6. Dealing with weird habits, routines, and failings brought on by traveling
Whatever about living together, traveling together is a unique situation in which you are forced to see and deal with your partner’s nuanced style of living, which gets even weirder when outside of the “real world.”   One of you may be too organized to the point of OCD, and the other not quite organized enough. You stop shaving (face, legs, whatever), and refuse to wash your clothes.  Your partner’s once pristine sense of hygiene has fallen into disrepair. You yourself are finding that you can’t leave the room until each pocket has been patted down 3 times each to make sure you have your keys, wallet, iPod, and tissues.
Traveling changes you, and not always for the better. I have gained weight and started losing things (phones, earrings, keys).

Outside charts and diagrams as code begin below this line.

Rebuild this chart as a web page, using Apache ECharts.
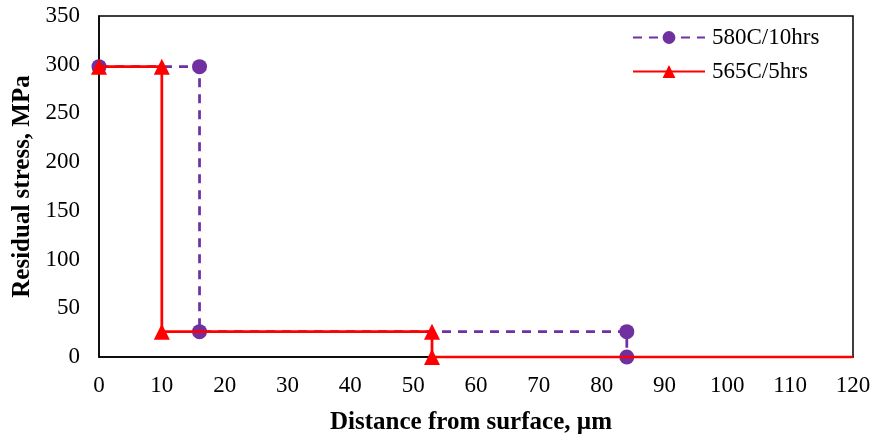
<!DOCTYPE html>
<html><head><meta charset="utf-8">
<script src="https://cdn.jsdelivr.net/npm/echarts@6/dist/echarts.min.js"></script>
<style>html,body{margin:0;padding:0;background:#fff}#c{width:873px;height:438px}</style>
</head><body><div id="c"></div>
<script>
const seriesNames = ['580C/10hrs', '565C/5hrs'];
const s580x = [0, 16, 16, 84, 84];
const s580y = [298, 298, 26, 26, 0];
const s565x = [0, 10, 10, 53, 53, 120];
const s565y = [298, 298, 26, 26, 0, 0];
const xTicks = [0, 10, 20, 30, 40, 50, 60, 70, 80, 90, 100, 110, 120];
const yTicks = [0, 50, 100, 150, 200, 250, 300, 350];

const font = '"Liberation Serif", "Times New Roman", serif';
const chart = echarts.init(document.getElementById('c'));
const d580 = s580x.map((x, i) => [x, s580y[i]]);
const d565 = s565x.map((x, i) => ({value: [x, s565y[i]], symbol: i === s565x.length - 1 ? 'none' : 'triangle'}));
chart.setOption({
  animation: false,
  textStyle: {fontFamily: font},
  grid: {left: 99, right: 20, top: 16, bottom: 81, show: true, borderColor: '#000', borderWidth: 1.5,
         containLabel: false, outerBoundsMode: 'none'},
  legend: {
    orient: 'vertical', left: 627, top: 21, itemWidth: 72, itemHeight: 16, itemGap: 11,
    textStyle: {fontFamily: font, fontSize: 23, color: '#000', padding: [0, 0, 0, 2]},
    data: seriesNames
  },
  xAxis: {
    type: 'value', min: xTicks[0], max: xTicks[xTicks.length - 1], interval: 10,
    axisLine: {lineStyle: {color: '#000', width: 1.5}},
    axisTick: {show: false}, splitLine: {show: false},
    axisLabel: {fontFamily: font, fontSize: 23, color: '#000', margin: 17},
    name: 'Distance from surface, µm', nameLocation: 'middle', nameGap: 53,
    nameTextStyle: {fontFamily: font, fontSize: 25, fontWeight: 'bold', color: '#000', padding: [0, 0, 0, -10]}
  },
  yAxis: {
    type: 'value', min: yTicks[0], max: yTicks[yTicks.length - 1], interval: 50,
    axisLine: {show: true, lineStyle: {color: '#000', width: 1.5}},
    axisTick: {show: false}, splitLine: {show: false},
    axisLabel: {fontFamily: font, fontSize: 23, color: '#000', margin: 19},
    name: 'Residual stress, MPa', nameLocation: 'middle', nameGap: 64,
    nameTextStyle: {fontFamily: font, fontSize: 25, fontWeight: 'bold', color: '#000'}
  },
  series: [
    {
      name: seriesNames[0], type: 'line', data: d580,
      symbol: 'circle', symbolSize: 15,
      itemStyle: {color: '#7030A0'},
      lineStyle: {color: '#7030A0', width: 2.75, type: [9, 7]},
      z: 2
    },
    {
      name: seriesNames[1], type: 'line', data: d565,
      symbol: 'triangle', symbolSize: 16,
      itemStyle: {color: '#FF0000'},
      lineStyle: {color: '#FF0000', width: 2.75},
      z: 3
    }
  ]
});
</script></body></html>
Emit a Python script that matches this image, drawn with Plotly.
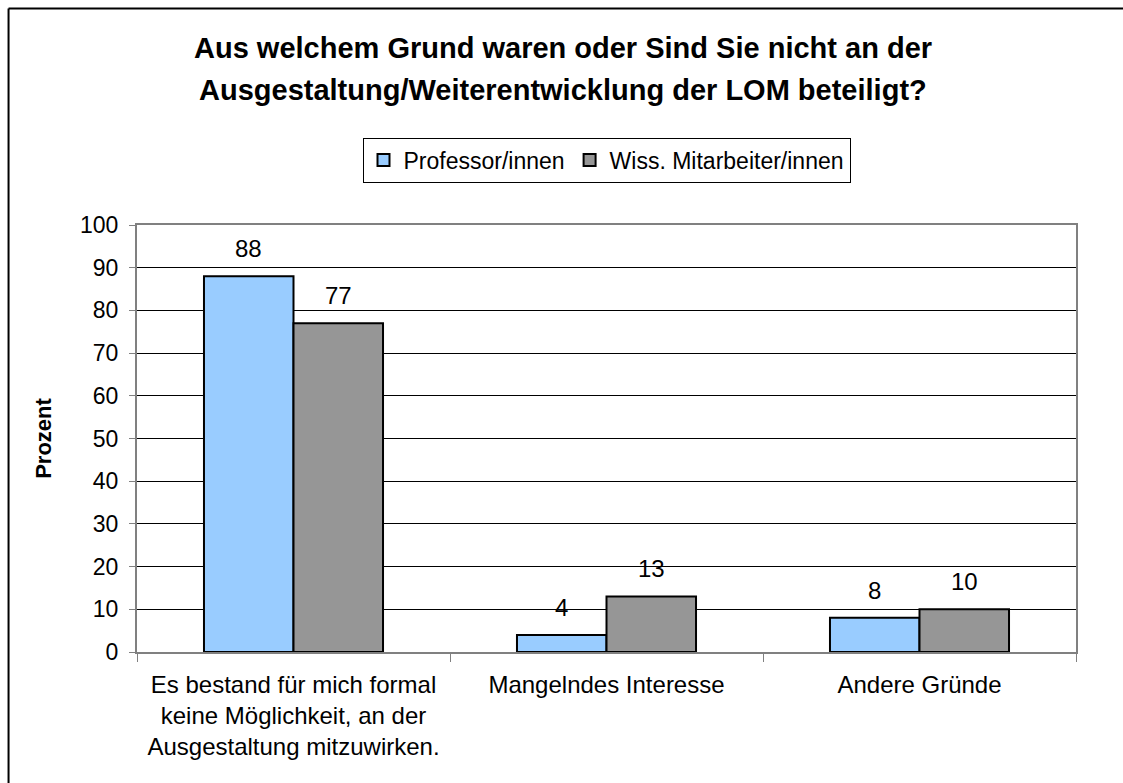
import plotly.graph_objects as go

categories = [
    "Es bestand für mich formal<br>keine Möglichkeit, an der<br>Ausgestaltung mitzuwirken.",
    "Mangelndes Interesse",
    "Andere Gründe",
]
series_names = ["Professor/innen", "Wiss. Mitarbeiter/innen"]
prof_values = [88, 4, 8]
wiss_values = [77, 13, 10]
series_values = [prof_values, wiss_values]
series_colors = ["#99CCFF", "#969696"]
y_ticks = [0, 10, 20, 30, 40, 50, 60, 70, 80, 90, 100]
title_lines = [
    "Aus welchem Grund waren oder Sind Sie nicht an der",
    "Ausgestaltung/Weiterentwicklung der LOM beteiligt?",
]

FONT = "Liberation Sans, Arial, sans-serif"

fig = go.Figure()
for name, vals, col in zip(series_names, series_values, series_colors):
    fig.add_trace(go.Bar(
        name=name, x=categories, y=vals,
        marker=dict(color=col, line=dict(color="#000000", width=2)),
    ))

# value labels
bar_px = 44.75
for i, vals in enumerate(series_values):
    shift = -bar_px if i == 0 else bar_px
    for c, v in zip(categories, vals):
        fig.add_annotation(
            x=c, y=v, xref="x", yref="y", text=str(v), showarrow=False,
            xshift=shift, yshift=12, yanchor="bottom",
            font=dict(family=FONT, size=24, color="#000000"),
        )

# title lines
for line, ypos in zip(title_lines, [1.4145, 1.316]):
    fig.add_annotation(
        x=0.4535, y=ypos, xref="paper", yref="paper", text="<b>" + line + "</b>",
        showarrow=False, xanchor="center", yanchor="middle",
        font=dict(family=FONT, size=29, color="#000000"),
    )

# outer chart border (top and left edges visible in the frame)
fig.add_shape(type="line", xref="paper", yref="paper",
              x0=-0.1368, x1=1.06, y0=1.507, y1=1.507,
              line=dict(color="#000000", width=2), layer="below")
fig.add_shape(type="line", xref="paper", yref="paper",
              x0=-0.1368, x1=-0.1368, y0=-0.32, y1=1.507,
              line=dict(color="#000000", width=2), layer="below")

fig.update_layout(
    width=1123, height=783,
    margin=dict(l=137, r=47, t=225, b=131),
    paper_bgcolor="#FFFFFF", plot_bgcolor="#FFFFFF",
    barmode="group", bargap=0.428, bargroupgap=0,
    font=dict(family=FONT, size=23, color="#000000"),
    legend=dict(
        orientation="h", x=0.5, xanchor="center", y=1.152, yanchor="middle",
        xref="paper", yref="paper",
        bordercolor="#000000", borderwidth=1, bgcolor="#FFFFFF",
        font=dict(family=FONT, size=23, color="#000000"),
        itemwidth=30, tracegroupgap=0,
    ),
    showlegend=True,
)

fig.update_xaxes(
    showline=True, linecolor="#808080", linewidth=2, mirror=True,
    ticks="outside", tickson="boundaries", ticklen=8, tickcolor="#808080", tickwidth=1,
    showgrid=False, tickfont=dict(family=FONT, size=24, color="#000000"),
    ticklabelstandoff=10,
)
fig.update_yaxes(
    range=[0, 100], tickvals=y_ticks, showline=True, linecolor="#808080", linewidth=2,
    mirror=True, ticks="outside", ticklen=6, tickcolor="#808080",
    showgrid=True, gridcolor="#000000", gridwidth=1, zeroline=False,
    tickfont=dict(family=FONT, size=23, color="#000000"),
    ticklabelstandoff=6,
    title=dict(text="<b>Prozent</b>", font=dict(family=FONT, size=22, color="#000000"), standoff=22),
)

fig.write_html("out.html", config={"displayModeBar": False},
               post_script="document.body.style.margin='0';")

Luckily Ricky puts up with it, despite his travel-induced anger management issues.

You see, traveling is a weird thing that brings out the best and worst of everybody. And for better or worse, you have someone to share it all with if you decide to travel as a couple.  If you think I see traveling as a couple as a negative thing because of this post, please go back and read the first post about the wonders of travelingtogether, because despite all the frustrations, problems, disagreements, and misunderstandings that occur, you have to fight to make it work, and when you do, it’s amazing.